Repeat, exactly and only, the lines from the beginning of the data through the line with "Chart.register(...registerables);". Pictures are left out.

>> start Data segment

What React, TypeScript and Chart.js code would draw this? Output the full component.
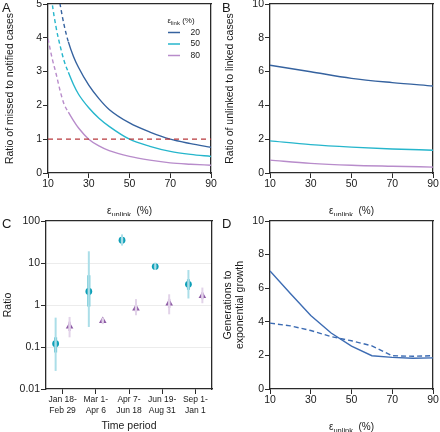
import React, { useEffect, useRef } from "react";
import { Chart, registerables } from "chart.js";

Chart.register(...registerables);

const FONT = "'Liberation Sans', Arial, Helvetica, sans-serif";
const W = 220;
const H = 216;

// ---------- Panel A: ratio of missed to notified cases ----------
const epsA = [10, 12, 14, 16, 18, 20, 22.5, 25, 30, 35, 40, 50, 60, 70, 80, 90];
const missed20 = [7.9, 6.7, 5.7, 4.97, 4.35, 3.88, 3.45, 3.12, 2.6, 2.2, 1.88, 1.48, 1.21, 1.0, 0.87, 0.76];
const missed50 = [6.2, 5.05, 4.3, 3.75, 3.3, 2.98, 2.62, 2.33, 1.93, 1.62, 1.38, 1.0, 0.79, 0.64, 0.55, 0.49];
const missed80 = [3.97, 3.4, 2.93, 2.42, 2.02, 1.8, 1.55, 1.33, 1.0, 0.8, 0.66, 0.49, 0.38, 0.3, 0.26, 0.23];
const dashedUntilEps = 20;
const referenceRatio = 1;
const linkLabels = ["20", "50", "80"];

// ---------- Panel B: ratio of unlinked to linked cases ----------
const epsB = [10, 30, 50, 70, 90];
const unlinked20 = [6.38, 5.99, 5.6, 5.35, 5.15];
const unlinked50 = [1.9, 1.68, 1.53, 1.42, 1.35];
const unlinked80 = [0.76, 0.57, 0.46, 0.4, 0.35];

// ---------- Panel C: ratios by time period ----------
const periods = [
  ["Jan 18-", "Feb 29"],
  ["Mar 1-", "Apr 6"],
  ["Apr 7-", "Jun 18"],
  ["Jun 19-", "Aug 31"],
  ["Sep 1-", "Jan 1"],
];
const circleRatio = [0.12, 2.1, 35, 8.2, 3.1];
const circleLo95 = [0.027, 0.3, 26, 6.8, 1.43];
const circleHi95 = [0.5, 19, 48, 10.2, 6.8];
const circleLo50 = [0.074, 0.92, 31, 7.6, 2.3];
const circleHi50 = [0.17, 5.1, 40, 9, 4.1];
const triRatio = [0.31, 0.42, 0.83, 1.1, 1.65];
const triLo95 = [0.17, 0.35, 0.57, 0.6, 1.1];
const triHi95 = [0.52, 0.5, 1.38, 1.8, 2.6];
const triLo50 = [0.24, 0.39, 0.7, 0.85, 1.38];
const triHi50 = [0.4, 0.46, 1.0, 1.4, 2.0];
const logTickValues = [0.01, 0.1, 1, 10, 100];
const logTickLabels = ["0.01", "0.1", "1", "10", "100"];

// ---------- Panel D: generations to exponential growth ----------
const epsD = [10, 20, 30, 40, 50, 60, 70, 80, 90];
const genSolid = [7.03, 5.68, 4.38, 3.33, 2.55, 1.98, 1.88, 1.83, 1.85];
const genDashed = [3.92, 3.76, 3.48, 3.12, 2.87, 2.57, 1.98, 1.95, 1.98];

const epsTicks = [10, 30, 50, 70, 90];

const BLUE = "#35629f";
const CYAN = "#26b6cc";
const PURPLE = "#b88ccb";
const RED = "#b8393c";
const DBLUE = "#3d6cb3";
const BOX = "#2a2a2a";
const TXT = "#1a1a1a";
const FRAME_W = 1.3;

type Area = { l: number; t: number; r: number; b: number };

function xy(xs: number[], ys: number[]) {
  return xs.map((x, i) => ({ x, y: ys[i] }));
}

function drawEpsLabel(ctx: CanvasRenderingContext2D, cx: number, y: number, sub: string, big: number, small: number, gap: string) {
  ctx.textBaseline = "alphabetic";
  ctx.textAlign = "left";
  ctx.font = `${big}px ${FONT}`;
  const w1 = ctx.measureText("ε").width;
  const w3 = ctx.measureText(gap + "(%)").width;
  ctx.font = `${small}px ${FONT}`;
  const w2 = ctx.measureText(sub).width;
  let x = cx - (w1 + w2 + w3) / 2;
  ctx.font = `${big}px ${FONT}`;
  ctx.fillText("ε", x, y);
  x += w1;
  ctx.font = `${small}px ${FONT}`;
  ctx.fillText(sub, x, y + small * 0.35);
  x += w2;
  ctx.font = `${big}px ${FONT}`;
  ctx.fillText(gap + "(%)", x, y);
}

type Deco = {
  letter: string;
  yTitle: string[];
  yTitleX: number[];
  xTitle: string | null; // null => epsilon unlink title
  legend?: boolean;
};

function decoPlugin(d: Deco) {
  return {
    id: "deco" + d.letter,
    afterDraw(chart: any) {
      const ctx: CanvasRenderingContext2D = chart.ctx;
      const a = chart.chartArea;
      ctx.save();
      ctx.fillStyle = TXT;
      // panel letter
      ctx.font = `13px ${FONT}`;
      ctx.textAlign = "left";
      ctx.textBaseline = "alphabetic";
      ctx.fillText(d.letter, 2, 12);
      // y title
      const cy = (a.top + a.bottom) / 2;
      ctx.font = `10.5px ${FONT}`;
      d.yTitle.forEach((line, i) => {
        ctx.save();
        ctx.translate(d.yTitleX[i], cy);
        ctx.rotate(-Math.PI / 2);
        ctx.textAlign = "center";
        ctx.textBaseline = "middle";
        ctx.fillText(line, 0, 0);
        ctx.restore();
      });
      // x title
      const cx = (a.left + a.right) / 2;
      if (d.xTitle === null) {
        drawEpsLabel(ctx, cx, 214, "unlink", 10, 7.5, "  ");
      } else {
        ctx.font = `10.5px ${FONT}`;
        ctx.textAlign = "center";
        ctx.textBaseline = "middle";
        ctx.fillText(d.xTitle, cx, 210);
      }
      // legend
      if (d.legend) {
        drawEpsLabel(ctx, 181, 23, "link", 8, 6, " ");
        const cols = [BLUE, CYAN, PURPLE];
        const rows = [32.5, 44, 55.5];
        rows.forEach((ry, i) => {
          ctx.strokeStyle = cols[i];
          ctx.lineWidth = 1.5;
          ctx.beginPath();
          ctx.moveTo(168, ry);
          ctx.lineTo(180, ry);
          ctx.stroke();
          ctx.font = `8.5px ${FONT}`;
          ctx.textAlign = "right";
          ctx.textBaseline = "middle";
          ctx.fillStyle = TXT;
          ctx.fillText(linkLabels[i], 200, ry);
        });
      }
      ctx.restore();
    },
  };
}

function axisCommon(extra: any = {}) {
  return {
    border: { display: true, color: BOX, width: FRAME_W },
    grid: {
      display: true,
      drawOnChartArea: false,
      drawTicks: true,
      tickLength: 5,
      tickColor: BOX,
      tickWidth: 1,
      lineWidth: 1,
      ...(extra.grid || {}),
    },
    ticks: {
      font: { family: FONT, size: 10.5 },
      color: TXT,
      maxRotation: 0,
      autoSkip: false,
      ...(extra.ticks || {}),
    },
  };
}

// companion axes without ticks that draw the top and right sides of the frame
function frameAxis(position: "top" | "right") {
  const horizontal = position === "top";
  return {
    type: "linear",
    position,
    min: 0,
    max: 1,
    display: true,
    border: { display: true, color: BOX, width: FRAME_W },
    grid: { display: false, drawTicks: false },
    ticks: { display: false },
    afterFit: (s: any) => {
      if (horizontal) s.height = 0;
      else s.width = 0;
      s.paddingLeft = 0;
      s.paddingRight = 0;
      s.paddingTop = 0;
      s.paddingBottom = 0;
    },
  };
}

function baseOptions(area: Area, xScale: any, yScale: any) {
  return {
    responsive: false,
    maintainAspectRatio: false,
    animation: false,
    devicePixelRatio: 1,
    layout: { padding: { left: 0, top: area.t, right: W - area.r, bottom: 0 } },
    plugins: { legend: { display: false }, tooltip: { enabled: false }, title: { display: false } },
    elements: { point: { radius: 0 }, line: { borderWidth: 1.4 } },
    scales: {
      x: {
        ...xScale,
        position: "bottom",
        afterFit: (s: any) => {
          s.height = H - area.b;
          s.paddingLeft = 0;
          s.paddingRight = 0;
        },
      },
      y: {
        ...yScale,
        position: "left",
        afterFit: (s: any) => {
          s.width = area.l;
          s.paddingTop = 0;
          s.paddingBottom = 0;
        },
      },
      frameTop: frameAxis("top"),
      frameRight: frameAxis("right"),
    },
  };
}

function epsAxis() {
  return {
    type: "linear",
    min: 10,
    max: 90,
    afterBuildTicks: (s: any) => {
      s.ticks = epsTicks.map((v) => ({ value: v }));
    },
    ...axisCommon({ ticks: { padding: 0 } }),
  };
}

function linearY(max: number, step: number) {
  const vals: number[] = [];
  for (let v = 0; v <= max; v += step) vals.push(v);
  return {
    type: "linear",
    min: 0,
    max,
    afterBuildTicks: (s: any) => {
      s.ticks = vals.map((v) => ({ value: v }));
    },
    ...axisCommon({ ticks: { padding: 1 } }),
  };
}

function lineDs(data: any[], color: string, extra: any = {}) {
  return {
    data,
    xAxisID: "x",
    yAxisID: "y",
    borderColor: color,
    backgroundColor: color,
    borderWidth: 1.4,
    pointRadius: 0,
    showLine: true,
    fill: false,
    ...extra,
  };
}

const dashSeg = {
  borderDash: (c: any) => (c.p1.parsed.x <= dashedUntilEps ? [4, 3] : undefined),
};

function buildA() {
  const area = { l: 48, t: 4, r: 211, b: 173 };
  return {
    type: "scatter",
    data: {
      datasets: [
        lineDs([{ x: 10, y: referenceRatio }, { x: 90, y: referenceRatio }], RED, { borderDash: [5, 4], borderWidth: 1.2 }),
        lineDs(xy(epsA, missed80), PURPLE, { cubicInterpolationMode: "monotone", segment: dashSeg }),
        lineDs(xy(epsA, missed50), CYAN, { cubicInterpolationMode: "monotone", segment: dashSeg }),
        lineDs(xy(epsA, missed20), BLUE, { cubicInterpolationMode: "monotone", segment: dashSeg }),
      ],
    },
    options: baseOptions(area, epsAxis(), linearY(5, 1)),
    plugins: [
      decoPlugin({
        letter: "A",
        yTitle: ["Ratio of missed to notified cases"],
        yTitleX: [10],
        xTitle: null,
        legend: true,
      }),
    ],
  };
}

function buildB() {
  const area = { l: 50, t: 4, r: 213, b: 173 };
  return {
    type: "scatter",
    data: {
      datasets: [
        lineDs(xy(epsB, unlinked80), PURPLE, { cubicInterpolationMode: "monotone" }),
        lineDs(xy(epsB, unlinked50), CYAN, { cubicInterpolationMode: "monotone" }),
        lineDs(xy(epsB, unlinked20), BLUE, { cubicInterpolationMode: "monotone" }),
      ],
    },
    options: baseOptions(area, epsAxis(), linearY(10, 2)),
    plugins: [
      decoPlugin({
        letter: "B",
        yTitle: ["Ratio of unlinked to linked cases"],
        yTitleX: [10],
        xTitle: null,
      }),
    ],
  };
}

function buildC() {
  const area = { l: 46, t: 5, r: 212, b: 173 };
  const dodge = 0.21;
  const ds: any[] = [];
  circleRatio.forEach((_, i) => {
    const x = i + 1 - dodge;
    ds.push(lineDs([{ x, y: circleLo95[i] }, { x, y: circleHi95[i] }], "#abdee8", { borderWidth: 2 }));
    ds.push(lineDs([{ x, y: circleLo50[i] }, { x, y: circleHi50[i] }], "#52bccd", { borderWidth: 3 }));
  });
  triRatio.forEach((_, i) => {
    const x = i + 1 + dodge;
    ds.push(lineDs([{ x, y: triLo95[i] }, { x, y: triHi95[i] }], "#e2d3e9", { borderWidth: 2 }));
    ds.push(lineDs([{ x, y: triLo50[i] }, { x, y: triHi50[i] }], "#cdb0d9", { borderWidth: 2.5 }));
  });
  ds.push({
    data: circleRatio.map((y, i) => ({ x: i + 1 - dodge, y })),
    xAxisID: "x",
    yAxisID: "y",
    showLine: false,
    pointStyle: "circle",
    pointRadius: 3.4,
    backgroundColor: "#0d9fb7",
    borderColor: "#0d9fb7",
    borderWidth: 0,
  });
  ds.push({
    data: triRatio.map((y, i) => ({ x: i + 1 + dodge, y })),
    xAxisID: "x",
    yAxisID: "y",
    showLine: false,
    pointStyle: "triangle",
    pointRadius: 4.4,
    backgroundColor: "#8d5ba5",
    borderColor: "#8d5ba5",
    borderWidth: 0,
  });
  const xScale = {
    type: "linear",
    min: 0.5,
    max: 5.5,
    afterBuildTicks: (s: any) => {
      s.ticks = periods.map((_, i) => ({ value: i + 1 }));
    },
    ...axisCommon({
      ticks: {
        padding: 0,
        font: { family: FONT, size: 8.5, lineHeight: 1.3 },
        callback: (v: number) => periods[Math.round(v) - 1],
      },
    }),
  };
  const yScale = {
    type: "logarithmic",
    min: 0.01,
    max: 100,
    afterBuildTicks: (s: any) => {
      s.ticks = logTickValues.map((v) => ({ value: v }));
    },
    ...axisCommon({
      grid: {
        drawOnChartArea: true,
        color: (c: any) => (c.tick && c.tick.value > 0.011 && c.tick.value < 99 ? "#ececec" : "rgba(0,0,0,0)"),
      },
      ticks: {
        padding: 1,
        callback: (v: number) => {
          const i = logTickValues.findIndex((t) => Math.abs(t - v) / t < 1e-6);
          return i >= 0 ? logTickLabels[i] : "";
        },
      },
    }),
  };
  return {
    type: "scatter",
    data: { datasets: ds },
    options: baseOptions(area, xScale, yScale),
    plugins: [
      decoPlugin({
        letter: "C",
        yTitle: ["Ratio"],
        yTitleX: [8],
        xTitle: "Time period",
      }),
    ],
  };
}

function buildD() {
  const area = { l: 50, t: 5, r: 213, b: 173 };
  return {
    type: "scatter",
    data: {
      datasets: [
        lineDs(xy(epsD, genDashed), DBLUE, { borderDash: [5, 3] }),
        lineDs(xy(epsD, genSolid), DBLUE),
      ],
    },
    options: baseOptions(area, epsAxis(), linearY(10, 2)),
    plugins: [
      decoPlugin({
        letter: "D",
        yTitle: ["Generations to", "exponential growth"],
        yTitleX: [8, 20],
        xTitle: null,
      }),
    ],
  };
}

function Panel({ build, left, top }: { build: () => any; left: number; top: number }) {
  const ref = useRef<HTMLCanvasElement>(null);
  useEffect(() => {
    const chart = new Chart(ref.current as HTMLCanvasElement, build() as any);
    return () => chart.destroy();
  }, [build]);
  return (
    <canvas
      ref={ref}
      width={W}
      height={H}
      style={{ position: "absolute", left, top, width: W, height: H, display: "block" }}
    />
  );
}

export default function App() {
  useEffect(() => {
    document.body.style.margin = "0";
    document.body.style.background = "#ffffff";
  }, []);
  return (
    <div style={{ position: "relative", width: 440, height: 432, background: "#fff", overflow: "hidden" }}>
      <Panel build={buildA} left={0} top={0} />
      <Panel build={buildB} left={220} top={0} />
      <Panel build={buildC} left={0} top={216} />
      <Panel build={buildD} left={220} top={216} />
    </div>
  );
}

>> end Data segment

■ Task output
What React, TypeScript and Chart.js code would draw this? Output the full component.
import React, { useEffect, useRef } from "react";
import { Chart, registerables } from "chart.js";

Chart.register(...registerables);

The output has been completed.